I’m not entirely ready to let go and tell all, and this certainly isn’t the place to do so, so I’ll just say that there are secrets and lies and uncomfortable truths I’ve been burdened with all my life. My silence is slowly killing me. In maintaining it, I am putting someone else’s interest before mine, once more valuing his validation and approval over really taking care of my needs and wellbeing, which is something no one else is going to do for me.
Which leads me to the other editorial choice I regret. Toward the end of our conversation, Carter and I talked about how her mother had been disowned, and how I feared that for myself. I left that out because, once again, I was being fearful and protective.
When Carter said, “What my mother did was she got us disowned from the wealthy side of the family, which she could have thought of when she was 27, writing her books!” it sounded like she was mock-regretting her mother’s choice.
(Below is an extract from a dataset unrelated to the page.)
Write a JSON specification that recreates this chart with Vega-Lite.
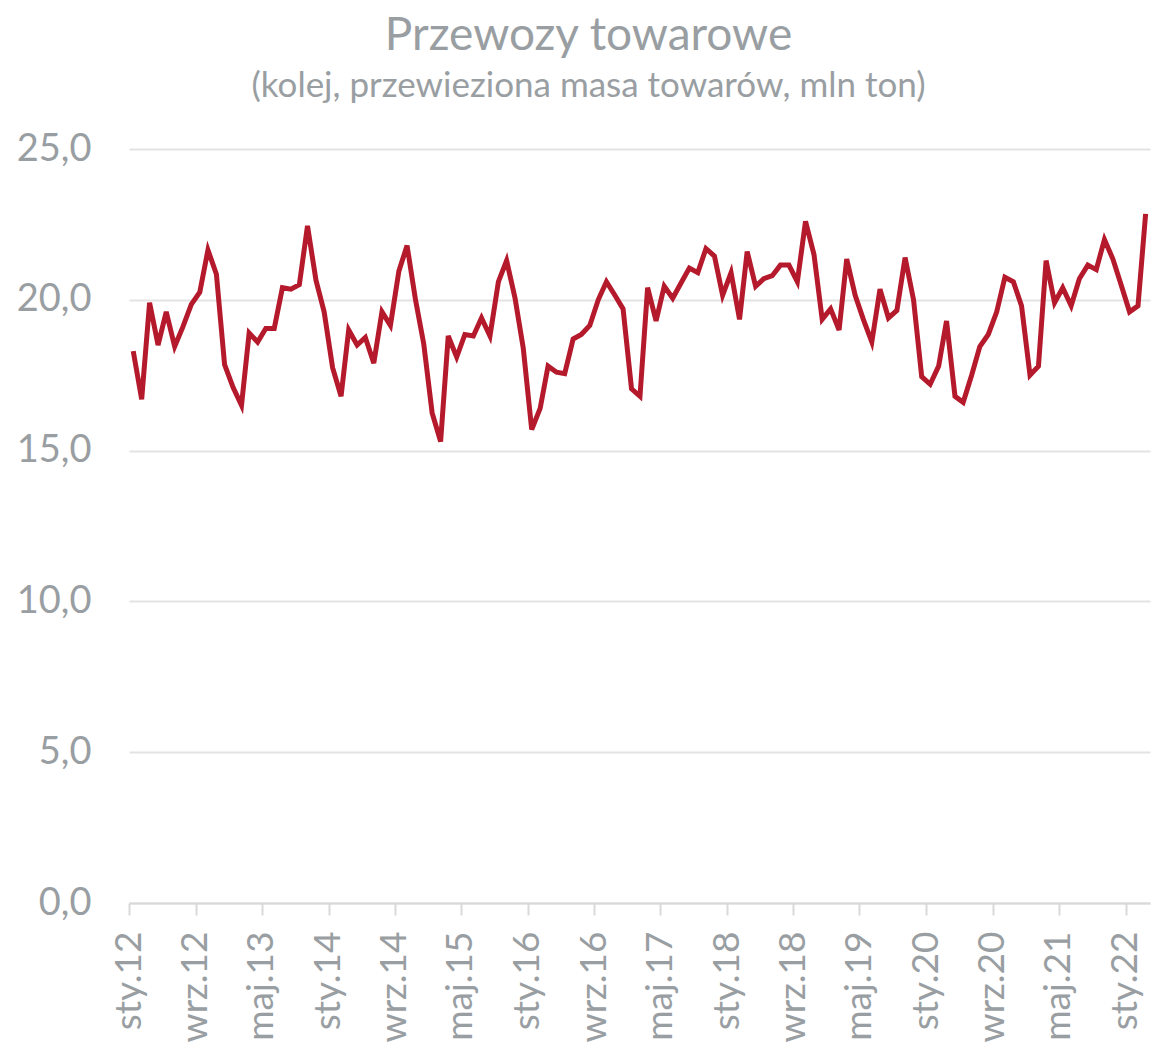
{
  "$schema": "https://vega.github.io/schema/vega-lite/v6.json",
  "autosize": "none",
  "width": 1021,
  "height": 754,
  "padding": {"left": 129, "top": 149, "right": 5, "bottom": 145},
  "background": "white",
  "config": {"view": {"stroke": null}, "font": "Lato"},
  "title": {
    "text": "Przewozy towarowe",
    "subtitle": "(kolej, przewieziona masa towarów, mln ton)",
    "anchor": "middle",
    "frame": "group",
    "dx": -51,
    "offset": 25,
    "font": "Lato",
    "fontSize": 46,
    "fontWeight": "normal",
    "color": "#999EA2",
    "subtitleFont": "Lato",
    "subtitleFontSize": 35,
    "subtitleColor": "#999EA2",
    "subtitlePadding": 9
  },
  "data": {
    "values": [
      {"date": "2012-01", "value": 18.3}, {"date": "2012-02", "value": 16.7}, {"date": "2012-03", "value": 19.9}, {"date": "2012-04", "value": 18.5}, {"date": "2012-05", "value": 19.6}, {"date": "2012-06", "value": 18.45}, {"date": "2012-07", "value": 19.1}, {"date": "2012-08", "value": 19.85}, {"date": "2012-09", "value": 20.25}, {"date": "2012-10", "value": 21.65}, {"date": "2012-11", "value": 20.85}, {"date": "2012-12", "value": 17.85},
      {"date": "2013-01", "value": 17.1}, {"date": "2013-02", "value": 16.5}, {"date": "2013-03", "value": 18.9}, {"date": "2013-04", "value": 18.6}, {"date": "2013-05", "value": 19.05}, {"date": "2013-06", "value": 19.05}, {"date": "2013-07", "value": 20.4}, {"date": "2013-08", "value": 20.35}, {"date": "2013-09", "value": 20.5}, {"date": "2013-10", "value": 22.45}, {"date": "2013-11", "value": 20.65}, {"date": "2013-12", "value": 19.6},
      {"date": "2014-01", "value": 17.75}, {"date": "2014-02", "value": 16.8}, {"date": "2014-03", "value": 19.0}, {"date": "2014-04", "value": 18.5}, {"date": "2014-05", "value": 18.75}, {"date": "2014-06", "value": 17.9}, {"date": "2014-07", "value": 19.6}, {"date": "2014-08", "value": 19.15}, {"date": "2014-09", "value": 20.95}, {"date": "2014-10", "value": 21.8}, {"date": "2014-11", "value": 20.0}, {"date": "2014-12", "value": 18.55},
      {"date": "2015-01", "value": 16.25}, {"date": "2015-02", "value": 15.3}, {"date": "2015-03", "value": 18.8}, {"date": "2015-04", "value": 18.1}, {"date": "2015-05", "value": 18.85}, {"date": "2015-06", "value": 18.8}, {"date": "2015-07", "value": 19.4}, {"date": "2015-08", "value": 18.8}, {"date": "2015-09", "value": 20.6}, {"date": "2015-10", "value": 21.3}, {"date": "2015-11", "value": 20.05}, {"date": "2015-12", "value": 18.4},
      {"date": "2016-01", "value": 15.7}, {"date": "2016-02", "value": 16.4}, {"date": "2016-03", "value": 17.8}, {"date": "2016-04", "value": 17.6}, {"date": "2016-05", "value": 17.55}, {"date": "2016-06", "value": 18.7}, {"date": "2016-07", "value": 18.85}, {"date": "2016-08", "value": 19.15}, {"date": "2016-09", "value": 20.0}, {"date": "2016-10", "value": 20.6}, {"date": "2016-11", "value": 20.15}, {"date": "2016-12", "value": 19.7},
      {"date": "2017-01", "value": 17.05}, {"date": "2017-02", "value": 16.8}, {"date": "2017-03", "value": 20.4}, {"date": "2017-04", "value": 19.3}, {"date": "2017-05", "value": 20.45}, {"date": "2017-06", "value": 20.05}, {"date": "2017-07", "value": 20.55}, {"date": "2017-08", "value": 21.05}, {"date": "2017-09", "value": 20.9}, {"date": "2017-10", "value": 21.7}, {"date": "2017-11", "value": 21.45}, {"date": "2017-12", "value": 20.15},
      {"date": "2018-01", "value": 20.9}, {"date": "2018-02", "value": 19.35}, {"date": "2018-03", "value": 21.6}, {"date": "2018-04", "value": 20.45}, {"date": "2018-05", "value": 20.7}, {"date": "2018-06", "value": 20.8}, {"date": "2018-07", "value": 21.15}, {"date": "2018-08", "value": 21.15}, {"date": "2018-09", "value": 20.6}, {"date": "2018-10", "value": 22.6}, {"date": "2018-11", "value": 21.5}, {"date": "2018-12", "value": 19.35},
      {"date": "2019-01", "value": 19.7}, {"date": "2019-02", "value": 19.0}, {"date": "2019-03", "value": 21.35}, {"date": "2019-04", "value": 20.15}, {"date": "2019-05", "value": 19.35}, {"date": "2019-06", "value": 18.6}, {"date": "2019-07", "value": 20.35}, {"date": "2019-08", "value": 19.4}, {"date": "2019-09", "value": 19.65}, {"date": "2019-10", "value": 21.4}, {"date": "2019-11", "value": 20.0}, {"date": "2019-12", "value": 17.45},
      {"date": "2020-01", "value": 17.2}, {"date": "2020-02", "value": 17.8}, {"date": "2020-03", "value": 19.3}, {"date": "2020-04", "value": 16.8}, {"date": "2020-05", "value": 16.6}, {"date": "2020-06", "value": 17.5}, {"date": "2020-07", "value": 18.45}, {"date": "2020-08", "value": 18.85}, {"date": "2020-09", "value": 19.6}, {"date": "2020-10", "value": 20.75}, {"date": "2020-11", "value": 20.6}, {"date": "2020-12", "value": 19.8},
      {"date": "2021-01", "value": 17.5}, {"date": "2021-02", "value": 17.8}, {"date": "2021-03", "value": 21.3}, {"date": "2021-04", "value": 19.9}, {"date": "2021-05", "value": 20.4}, {"date": "2021-06", "value": 19.8}, {"date": "2021-07", "value": 20.7}, {"date": "2021-08", "value": 21.15}, {"date": "2021-09", "value": 21.0}, {"date": "2021-10", "value": 22.0}, {"date": "2021-11", "value": 21.35}, {"date": "2021-12", "value": 20.5},
      {"date": "2022-01", "value": 19.6}, {"date": "2022-02", "value": 19.8}, {"date": "2022-03", "value": 22.85}
    ],
    "format": {"parse": {"date": "utc:'%Y-%m'"}}
  },
  "mark": {"type": "line", "color": "#B51A2C", "strokeWidth": 5, "strokeJoin": "miter", "strokeCap": "butt"},
  "encoding": {
    "x": {
      "field": "date",
      "type": "temporal",
      "scale": {
        "type": "utc",
        "domain": [
          {"year": 2011, "month": 12, "date": 16, "hours": 12, "utc": true},
          {"year": 2022, "month": 3, "date": 17, "utc": true}
        ]
      },
      "axis": {
        "title": null,
        "values": [
          {"year": 2012, "month": 1, "date": 1, "utc": true},
          {"year": 2012, "month": 9, "date": 1, "utc": true},
          {"year": 2013, "month": 5, "date": 1, "utc": true},
          {"year": 2014, "month": 1, "date": 1, "utc": true},
          {"year": 2014, "month": 9, "date": 1, "utc": true},
          {"year": 2015, "month": 5, "date": 1, "utc": true},
          {"year": 2016, "month": 1, "date": 1, "utc": true},
          {"year": 2016, "month": 9, "date": 1, "utc": true},
          {"year": 2017, "month": 5, "date": 1, "utc": true},
          {"year": 2018, "month": 1, "date": 1, "utc": true},
          {"year": 2018, "month": 9, "date": 1, "utc": true},
          {"year": 2019, "month": 5, "date": 1, "utc": true},
          {"year": 2020, "month": 1, "date": 1, "utc": true},
          {"year": 2020, "month": 9, "date": 1, "utc": true},
          {"year": 2021, "month": 5, "date": 1, "utc": true},
          {"year": 2022, "month": 1, "date": 1, "utc": true}
        ],
        "labelExpr": "['sty','lut','mar','kwi','maj','cze','lip','sie','wrz','paź','lis','gru'][utcmonth(datum.value)] + '.' + substring(toString(utcyear(datum.value)), 2)",
        "labelAngle": -90,
        "labelAlign": "right",
        "labelBaseline": "middle",
        "labelFont": "Lato",
        "labelFontSize": 37,
        "labelColor": "#999EA2",
        "labelPadding": 16,
        "labelOverlap": false,
        "labelFlush": false,
        "tickOffset": -4,
        "tickSize": 12,
        "tickWidth": 2,
        "tickColor": "#D9D9D9",
        "domainColor": "#D9D9D9",
        "domainWidth": 2,
        "grid": false
      }
    },
    "y": {
      "field": "value",
      "type": "quantitative",
      "scale": {"domain": [0, 25], "nice": false},
      "axis": {
        "title": null,
        "values": [0, 5, 10, 15, 20, 25],
        "labelExpr": "replace(format(datum.value, '.1f'), '.', ',')",
        "labelFont": "Lato",
        "labelFontSize": 38,
        "labelColor": "#999EA2",
        "labelPadding": 38,
        "ticks": false,
        "domain": false,
        "grid": true,
        "gridColor": "#E3E3E3",
        "gridWidth": 2
      }
    }
  }
}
Beneath it, at least in my imagination, there seemed to have been some real regret, which is why she quickly added, “But she had to tell the truth.”
I told Carter about how deeply afraid I was of being cut out of my father’s life, and also, to be quite honest, his will. “I have never had money,” I told her. “I had to put myself through college even though my parents could have afforded to help me. I just have this deep fear that I won’t be okay without my father’s approval, and without that money – even though compared to what your mother lost, it’s just a little pushke.”
“But look at what you were able to do,” she said. “Can you draw some strength from what you’ve done for yourself? Put yourself through college? I couldn’t have done that. You don’t need that money. Think of all the money you’ve been able to come up with on your own. What’s one more little pushke?”
Before we said goodbye, Carter inscribed my copy of her book: “Sari, Good luck, & give ‘em all what they need, not want.” She signed it Emily Carter Roiphe. As she was leaving the diner, she turned back around to me and put her fist in the air and said, “Courage!”